- [Data excerpt]
━━━━━━
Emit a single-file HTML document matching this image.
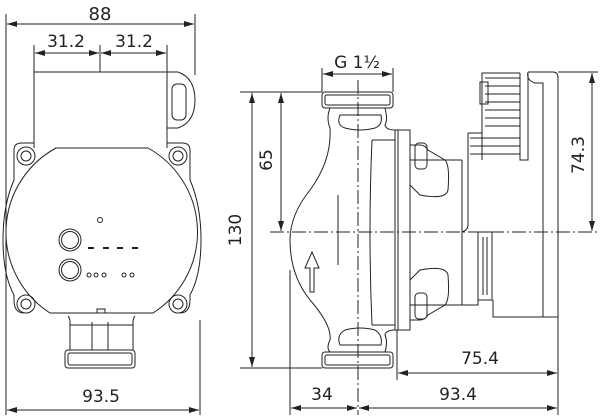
<!DOCTYPE html>
<html><head><meta charset="utf-8"><style>
html,body{margin:0;padding:0;background:#fff;}
svg{display:block}
text{font-family:"DejaVu Sans","Liberation Sans",sans-serif;font-size:17px;fill:#222}
</style></head><body>
<svg width="600" height="417" viewBox="0 0 600 417" xmlns="http://www.w3.org/2000/svg">
<defs>
<marker id="a" viewBox="0 0 10 6" refX="10" refY="3" markerWidth="10" markerHeight="6" orient="auto-start-reverse" markerUnits="userSpaceOnUse"><path d="M0,0 L10,3 L0,6 z" fill="#222"/></marker>
</defs>
<g stroke="#222" stroke-width="1" fill="none">
<!-- LEFT VIEW dims -->
<line x1="6" y1="14" x2="6" y2="415"/>
<line x1="195" y1="14" x2="195" y2="75"/>
<line x1="200" y1="320" x2="200" y2="415"/>
<line x1="7" y1="24" x2="194" y2="24" marker-start="url(#a)" marker-end="url(#a)"/>
<line x1="34" y1="45" x2="34" y2="80"/>
<line x1="167" y1="45" x2="167" y2="80"/>
<line x1="100" y1="45" x2="100" y2="72"/>
<line x1="35" y1="53" x2="99" y2="53" marker-start="url(#a)" marker-end="url(#a)"/>
<line x1="101" y1="53" x2="166" y2="53" marker-start="url(#a)" marker-end="url(#a)"/>
<line x1="7" y1="410" x2="199" y2="410" marker-start="url(#a)" marker-end="url(#a)"/>
<!-- left body -->
<path d="M34,72 H167 V148 M34,72 V148"/>
<path d="M167,72 H178 Q195,78 195,100 Q195,122 178,128 H167"/>
<rect x="172" y="84" width="14" height="36" rx="5"/>
<path d="M14,150 Q14,143 22,143 H34 M167,143 H182 Q190,143 190,150 V180 M14,150 V180 M190,180 Q201,205 201,240 Q201,275 190,295 V300 Q190,313 180,313 M14,180 Q3,205 3,240 Q3,275 14,295 V300 Q14,313 24,313"/>
<circle cx="26" cy="156" r="9"/><circle cx="26" cy="156" r="5"/>
<circle cx="178" cy="156" r="9"/><circle cx="178" cy="156" r="5"/>
<circle cx="26" cy="304" r="9"/><circle cx="26" cy="304" r="5"/>
<circle cx="178" cy="304" r="9"/><circle cx="178" cy="304" r="5"/>
<path d="M56,148 H148 A96,96 0 0 1 153,313 H50 A96,96 0 0 1 56,148 Z"/>
<path d="M97,313 V309 H105 V313"/>
<circle cx="100" cy="220" r="2.5"/>
<circle cx="70" cy="240" r="11"/><circle cx="70" cy="240" r="8.5"/>
<circle cx="70" cy="270" r="11"/><circle cx="70" cy="270" r="8.5"/>
<path d="M88,248h6M103,248h6M117,248h6M132,248h6" stroke-width="2"/>
<circle cx="89" cy="275" r="2"/><circle cx="96" cy="275" r="2"/><circle cx="104" cy="275" r="2"/>
<circle cx="124" cy="275" r="2"/><circle cx="132" cy="275" r="2"/>
<path d="M68,316 Q70,318 70,323 V350 M135,316 Q133,318 133,323 V350 M92,322 V350 M108,322 V350 M70,325 H133"/>
<rect x="65" y="350" width="70" height="18" rx="3"/>
<rect x="68" y="353" width="64" height="12" rx="2"/>
<!-- RIGHT VIEW dims -->
<line x1="322" y1="68" x2="322" y2="92"/>
<line x1="393" y1="68" x2="393" y2="92"/>
<line x1="323" y1="74" x2="392" y2="74" marker-start="url(#a)" marker-end="url(#a)"/>
<line x1="240" y1="92" x2="322" y2="92"/>
<line x1="240" y1="368" x2="322" y2="368"/>
<line x1="252" y1="93" x2="252" y2="367" marker-start="url(#a)" marker-end="url(#a)"/>
<line x1="281" y1="93" x2="281" y2="231" marker-start="url(#a)" marker-end="url(#a)"/>
<line x1="270" y1="232" x2="600" y2="232" stroke-dasharray="14,3,2,3"/>
<line x1="358" y1="80" x2="358" y2="415" stroke-dasharray="14,3,2,3"/>
<line x1="558" y1="72" x2="598" y2="72"/>
<line x1="592" y1="73" x2="592" y2="231" marker-start="url(#a)" marker-end="url(#a)"/>
<line x1="290" y1="270" x2="290" y2="415"/>
<line x1="397" y1="330" x2="397" y2="380"/>
<line x1="558" y1="317" x2="558" y2="415"/>
<line x1="398" y1="373" x2="557" y2="373" marker-start="url(#a)" marker-end="url(#a)"/>
<line x1="291" y1="408" x2="357" y2="408" marker-start="url(#a)" marker-end="url(#a)"/>
<line x1="359" y1="408" x2="557" y2="408" marker-start="url(#a)" marker-end="url(#a)"/>
<!-- pump body -->
<rect x="322" y="92" width="71" height="16" rx="3"/>
<rect x="325" y="95" width="65" height="10" rx="2"/>
<rect x="322" y="352" width="71" height="16" rx="3"/>
<rect x="325" y="355" width="65" height="10" rx="2"/>
<path d="M330,108 Q326,118 330,128 Q332,160 310,190 Q290,215 290,240 Q290,275 310,300 Q332,325 330,340 Q326,348 330,352"/>
<path d="M385,108 Q388,120 385,125 Q386,130 395,130 M385,352 Q388,342 385,335 Q386,330 395,330"/>
<path d="M340,115 Q336,125 345,128 Q360,132 375,128 Q383,125 381,115 Z"/>
<path d="M340,345 Q336,335 345,330 Q360,326 375,330 Q383,335 381,345 Z"/>
<path d="M372,140 Q368,232 372,325 M372,140 H395 M372,325 H395"/>
<line x1="338" y1="195" x2="338" y2="265"/>
<path d="M310,292 V268 H305 L312,252 L319,268 H314 V292 Z"/>
<rect x="395" y="130" width="15" height="200"/>
<line x1="398" y1="130" x2="398" y2="330"/>
<!-- brackets -->
<path d="M410,145 H420 Q425,145 428,150 L445,160 Q450,165 448,190 Q446,200 420,195 L410,185"/>
<rect x="415" y="143" width="12" height="26" rx="4"/>
<path d="M410,320 H420 Q425,320 428,315 L445,305 Q450,300 448,275 Q446,265 420,270 L410,280"/>
<rect x="415" y="293" width="12" height="26" rx="4"/>
<line x1="410" y1="160" x2="462" y2="160"/>
<line x1="410" y1="305" x2="462" y2="305"/>
<!-- motor -->
<path d="M462,160 V305 H478 V232 M468,133 V225 Q468,230 462,232"/>
<rect x="478" y="232" width="14" height="68"/>
<line x1="483" y1="237" x2="483" y2="295"/>
<line x1="487" y1="237" x2="487" y2="295"/>
<path d="M468,133 H482 V73 H520 M482,73 V160"/>
<path d="M485,78h35M485,86h35M485,94h35M485,102h35M485,110h35M485,118h35M485,126h35M470,138h50M470,146h50M470,154h50"/>
<rect x="480" y="82" width="8" height="22"/>
<path d="M528,72 H553 Q558,72 558,78 V317 H493 V300 M528,72 Q526,80 535,83 H543 V317"/>
<path d="M520,73 V160 H528 V72"/>
</g>
<g>
<text x="100" y="20" text-anchor="middle" style="font-size:18px">88</text>
<text x="66" y="47" text-anchor="middle">31.2</text>
<text x="134" y="47" text-anchor="middle">31.2</text>
<text x="101" y="402" text-anchor="middle">93.5</text>
<text x="357" y="68" text-anchor="middle">G 1½</text>
<text x="241" y="230" text-anchor="middle" transform="rotate(-90 241 230)">130</text>
<text x="272" y="160" text-anchor="middle" transform="rotate(-90 272 160)">65</text>
<text x="584" y="155" text-anchor="middle" transform="rotate(-90 584 155)">74.3</text>
<text x="480" y="364" text-anchor="middle">75.4</text>
<text x="322" y="400" text-anchor="middle">34</text>
<text x="458" y="400" text-anchor="middle">93.4</text>
</g>
</svg>
</body></html>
━━━━━━
- [What is expected] Quote the material word for word, dropping any images it holds.

- [Complete response]
Emit a single-file HTML document matching this image.
<!DOCTYPE html>
<html><head><meta charset="utf-8"><style>
html,body{margin:0;padding:0;background:#fff;}
svg{display:block}
text{font-family:"DejaVu Sans","Liberation Sans",sans-serif;font-size:17px;fill:#222}
</style></head><body>
<svg width="600" height="417" viewBox="0 0 600 417" xmlns="http://www.w3.org/2000/svg">
<defs>
<marker id="a" viewBox="0 0 10 6" refX="10" refY="3" markerWidth="10" markerHeight="6" orient="auto-start-reverse" markerUnits="userSpaceOnUse"><path d="M0,0 L10,3 L0,6 z" fill="#222"/></marker>
</defs>
<g stroke="#222" stroke-width="1" fill="none">
<!-- LEFT VIEW dims -->
<line x1="6" y1="14" x2="6" y2="415"/>
<line x1="195" y1="14" x2="195" y2="75"/>
<line x1="200" y1="320" x2="200" y2="415"/>
<line x1="7" y1="24" x2="194" y2="24" marker-start="url(#a)" marker-end="url(#a)"/>
<line x1="34" y1="45" x2="34" y2="80"/>
<line x1="167" y1="45" x2="167" y2="80"/>
<line x1="100" y1="45" x2="100" y2="72"/>
<line x1="35" y1="53" x2="99" y2="53" marker-start="url(#a)" marker-end="url(#a)"/>
<line x1="101" y1="53" x2="166" y2="53" marker-start="url(#a)" marker-end="url(#a)"/>
<line x1="7" y1="410" x2="199" y2="410" marker-start="url(#a)" marker-end="url(#a)"/>
<!-- left body -->
<path d="M34,72 H167 V148 M34,72 V148"/>
<path d="M167,72 H178 Q195,78 195,100 Q195,122 178,128 H167"/>
<rect x="172" y="84" width="14" height="36" rx="5"/>
<path d="M14,150 Q14,143 22,143 H34 M167,143 H182 Q190,143 190,150 V180 M14,150 V180 M190,180 Q201,205 201,240 Q201,275 190,295 V300 Q190,313 180,313 M14,180 Q3,205 3,240 Q3,275 14,295 V300 Q14,313 24,313"/>
<circle cx="26" cy="156" r="9"/><circle cx="26" cy="156" r="5"/>
<circle cx="178" cy="156" r="9"/><circle cx="178" cy="156" r="5"/>
<circle cx="26" cy="304" r="9"/><circle cx="26" cy="304" r="5"/>
<circle cx="178" cy="304" r="9"/><circle cx="178" cy="304" r="5"/>
<path d="M56,148 H148 A96,96 0 0 1 153,313 H50 A96,96 0 0 1 56,148 Z"/>
<path d="M97,313 V309 H105 V313"/>
<circle cx="100" cy="220" r="2.5"/>
<circle cx="70" cy="240" r="11"/><circle cx="70" cy="240" r="8.5"/>
<circle cx="70" cy="270" r="11"/><circle cx="70" cy="270" r="8.5"/>
<path d="M88,248h6M103,248h6M117,248h6M132,248h6" stroke-width="2"/>
<circle cx="89" cy="275" r="2"/><circle cx="96" cy="275" r="2"/><circle cx="104" cy="275" r="2"/>
<circle cx="124" cy="275" r="2"/><circle cx="132" cy="275" r="2"/>
<path d="M68,316 Q70,318 70,323 V350 M135,316 Q133,318 133,323 V350 M92,322 V350 M108,322 V350 M70,325 H133"/>
<rect x="65" y="350" width="70" height="18" rx="3"/>
<rect x="68" y="353" width="64" height="12" rx="2"/>
<!-- RIGHT VIEW dims -->
<line x1="322" y1="68" x2="322" y2="92"/>
<line x1="393" y1="68" x2="393" y2="92"/>
<line x1="323" y1="74" x2="392" y2="74" marker-start="url(#a)" marker-end="url(#a)"/>
<line x1="240" y1="92" x2="322" y2="92"/>
<line x1="240" y1="368" x2="322" y2="368"/>
<line x1="252" y1="93" x2="252" y2="367" marker-start="url(#a)" marker-end="url(#a)"/>
<line x1="281" y1="93" x2="281" y2="231" marker-start="url(#a)" marker-end="url(#a)"/>
<line x1="270" y1="232" x2="600" y2="232" stroke-dasharray="14,3,2,3"/>
<line x1="358" y1="80" x2="358" y2="415" stroke-dasharray="14,3,2,3"/>
<line x1="558" y1="72" x2="598" y2="72"/>
<line x1="592" y1="73" x2="592" y2="231" marker-start="url(#a)" marker-end="url(#a)"/>
<line x1="290" y1="270" x2="290" y2="415"/>
<line x1="397" y1="330" x2="397" y2="380"/>
<line x1="558" y1="317" x2="558" y2="415"/>
<line x1="398" y1="373" x2="557" y2="373" marker-start="url(#a)" marker-end="url(#a)"/>
<line x1="291" y1="408" x2="357" y2="408" marker-start="url(#a)" marker-end="url(#a)"/>
<line x1="359" y1="408" x2="557" y2="408" marker-start="url(#a)" marker-end="url(#a)"/>
<!-- pump body -->
<rect x="322" y="92" width="71" height="16" rx="3"/>
<rect x="325" y="95" width="65" height="10" rx="2"/>
<rect x="322" y="352" width="71" height="16" rx="3"/>
<rect x="325" y="355" width="65" height="10" rx="2"/>
<path d="M330,108 Q326,118 330,128 Q332,160 310,190 Q290,215 290,240 Q290,275 310,300 Q332,325 330,340 Q326,348 330,352"/>
<path d="M385,108 Q388,120 385,125 Q386,130 395,130 M385,352 Q388,342 385,335 Q386,330 395,330"/>
<path d="M340,115 Q336,125 345,128 Q360,132 375,128 Q383,125 381,115 Z"/>
<path d="M340,345 Q336,335 345,330 Q360,326 375,330 Q383,335 381,345 Z"/>
<path d="M372,140 Q368,232 372,325 M372,140 H395 M372,325 H395"/>
<line x1="338" y1="195" x2="338" y2="265"/>
<path d="M310,292 V268 H305 L312,252 L319,268 H314 V292 Z"/>
<rect x="395" y="130" width="15" height="200"/>
<line x1="398" y1="130" x2="398" y2="330"/>
<!-- brackets -->
<path d="M410,145 H420 Q425,145 428,150 L445,160 Q450,165 448,190 Q446,200 420,195 L410,185"/>
<rect x="415" y="143" width="12" height="26" rx="4"/>
<path d="M410,320 H420 Q425,320 428,315 L445,305 Q450,300 448,275 Q446,265 420,270 L410,280"/>
<rect x="415" y="293" width="12" height="26" rx="4"/>
<line x1="410" y1="160" x2="462" y2="160"/>
<line x1="410" y1="305" x2="462" y2="305"/>
<!-- motor -->
<path d="M462,160 V305 H478 V232 M468,133 V225 Q468,230 462,232"/>
<rect x="478" y="232" width="14" height="68"/>
<line x1="483" y1="237" x2="483" y2="295"/>
<line x1="487" y1="237" x2="487" y2="295"/>
<path d="M468,133 H482 V73 H520 M482,73 V160"/>
<path d="M485,78h35M485,86h35M485,94h35M485,102h35M485,110h35M485,118h35M485,126h35M470,138h50M470,146h50M470,154h50"/>
<rect x="480" y="82" width="8" height="22"/>
<path d="M528,72 H553 Q558,72 558,78 V317 H493 V300 M528,72 Q526,80 535,83 H543 V317"/>
<path d="M520,73 V160 H528 V72"/>
</g>
<g>
<text x="100" y="20" text-anchor="middle" style="font-size:18px">88</text>
<text x="66" y="47" text-anchor="middle">31.2</text>
<text x="134" y="47" text-anchor="middle">31.2</text>
<text x="101" y="402" text-anchor="middle">93.5</text>
<text x="357" y="68" text-anchor="middle">G 1½</text>
<text x="241" y="230" text-anchor="middle" transform="rotate(-90 241 230)">130</text>
<text x="272" y="160" text-anchor="middle" transform="rotate(-90 272 160)">65</text>
<text x="584" y="155" text-anchor="middle" transform="rotate(-90 584 155)">74.3</text>
<text x="480" y="364" text-anchor="middle">75.4</text>
<text x="322" y="400" text-anchor="middle">34</text>
<text x="458" y="400" text-anchor="middle">93.4</text>
</g>
</svg>
</body></html>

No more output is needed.